A United States federal judge has ruled that Anthropic did not violate copyright laws by using books to train its Claude AI model, declaring the use “fair” and “transformative.”
In the decision, U.S. District, Judge William Alsup, said the Amazon-backed company’s large language models do not publicly reproduce protected creative content or replicate any author’s unique expressive style, according to CNBC.
“The purpose and character of using copyrighted works to train LLMs to generate new text was quintessentially transformative,” Alsup wrote. “Like any reader aspiring to be a writer.”
The ruling represents a key win for AI developers amid ongoing legal disputes over the use of copyrighted material in training large language models. Judge Alsup’s decision helps set early legal precedent, outlining both the limits and potential pathways for the industry.
A spokesperson for Anthropic said the company welcomed the ruling, describing it as “Consistent with copyright’s purpose in enabling creativity and fostering scientific progress.”
Filed in August in the U.S. District Court for the Northern District of California, the lawsuit was brought by authors Andrea Bartz, Charles Graeber, and Kirk Wallace Johnson.
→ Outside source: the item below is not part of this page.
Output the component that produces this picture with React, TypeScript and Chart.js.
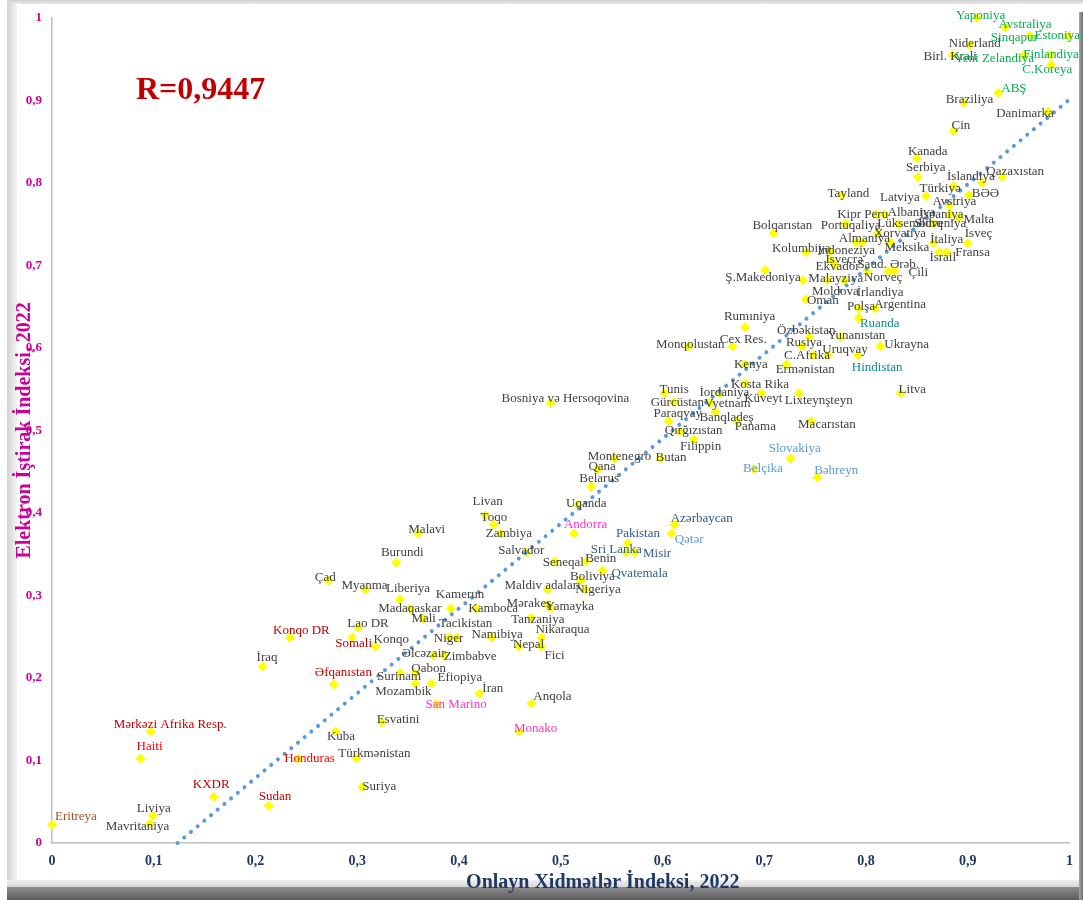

It claimed that Anthropic used hundreds of thousands of copyrighted books without permission to build a multibillion-dollar business.
A key part of the lawsuit focused on a collection of around 7 million books that Anthropic allegedly pirated and kept in a “central library.” While the materials were retained, the company ultimately chose not to use them to train its large language models.
Judge Alsup also ordered a trial to determine how the pirated books were used in creating Anthropic’s central library and to assess any potential damages resulting from their use.
“That Anthropic later bought a copy of a book it earlier stole off the internet will not absolve it of liability for the theft, but it may affect the extent of statutory damages,” the judge wrote.